I think, though, that the denial of this “chosen” status is a human-condition problem. We are searching for complex answers when simple ones make most sense. We come up with convoluted theories when the simple answer is staring at us right in the face.

I was particularly delighted to hear this idea expressed so beautifully on Chanukah. The festival of Chanukah has always puzzled me. It seems to be so schizophrenic. Are we celebrating the Hasmonean victory over the Greeks? Or are we celebrating the miracle of eight nights of Menorah lights that should have lasted only one night?

Well, I guess it depends on who you ask, or where you look. To most people the Menorah symbolizes a spiritual affirmation of the military victory. But the truth is quite different.

The Chanukah battle was not between Greeks and Jews, as is often thought.
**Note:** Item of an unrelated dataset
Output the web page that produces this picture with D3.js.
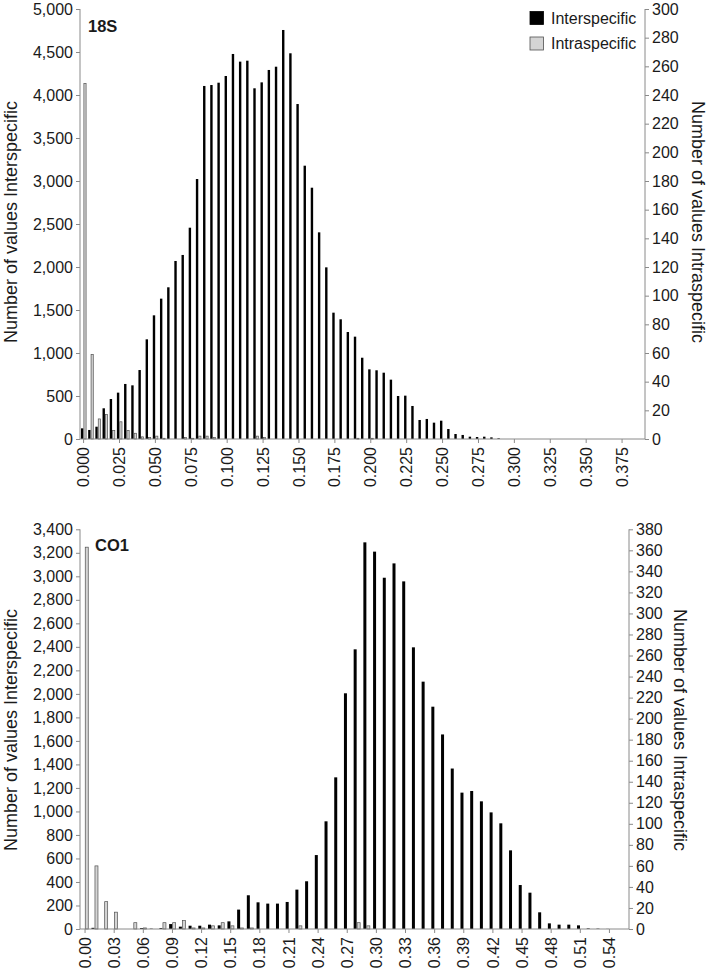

It was between Jews who revered traditional Judaism, and Jews who wished to renounce their tradition in favor of Greek culture.

The victory of Chanukah is a triumph of Judaism – as symbolized by the Menorah and by the miracle that occurred when the Temple was reconsecrated. Of course, it could never have happened without the military victory, but that was a means to an end, not the other way around. Which means that those who focus on the military victory have taken their eyes off the ball, and have chosen to ignore the obvious.

Similarly with Joseph and his brothers. Many of the commentaries ask – why did Joseph go through the charade with his brothers, keeping one in jail as they brought back Benjamin, and then threatening to keep Benjamin and never set him free.

The answer is obvious to us, but it clearly was not obvious to Joseph’s brothers. Joseph realized that unless his brothers were able to recognize that their decision to sell him into slavery had been a dreadful mistake, the Jewish nation could not be born, as it needed to be, in unity and harmony.

His intrigues and complex machinations were all executed only so that the brothers would themselves come to recognize the obvious – that Joseph had not deserved the fate they had foisted on him.

The process of catharsis begins in the Torah portion of Miketz (Gen. 42:21):

וַיֹאמְרוּ אִישׁ אֶל אָחִיו אֲבָל אֲשֵמִים אֲנַחְנוּ עַל אָחִינוּ אֲשֶר רָאִינוּ צָרַת נַפְשׁוֹ בְהִתְחַנְנוֹ אֵלֵינוּ וְלֹא שָמָעְנוּ 

“They said to each other: ‘We must be guilty with regard to our brother, as we saw how deeply distressed he was when he begged us, and we did not listen; that is the reason we are going through such distress ourselves.’”

In next week’s portion, with Judah’s powerful soliloquy at the beginning, the process that began here finally concluded, and Joseph revealed himself. The brothers’ eyes had been opened and they were rehabilitated.

May the festival of Chanukah along with the dramatic narrative of Joseph and his brothers act as a wake up call to all those who refuse to acknowledge the obvious.

There is no shame in being the Chosen People, nor is there anything wrong with defending Israel and denouncing its critics.

We survived the Greek onslaught as the Chosen People, and we will continue to endure as long as we recognize that our Jewish faith and its continuity is nothing less than the will of God.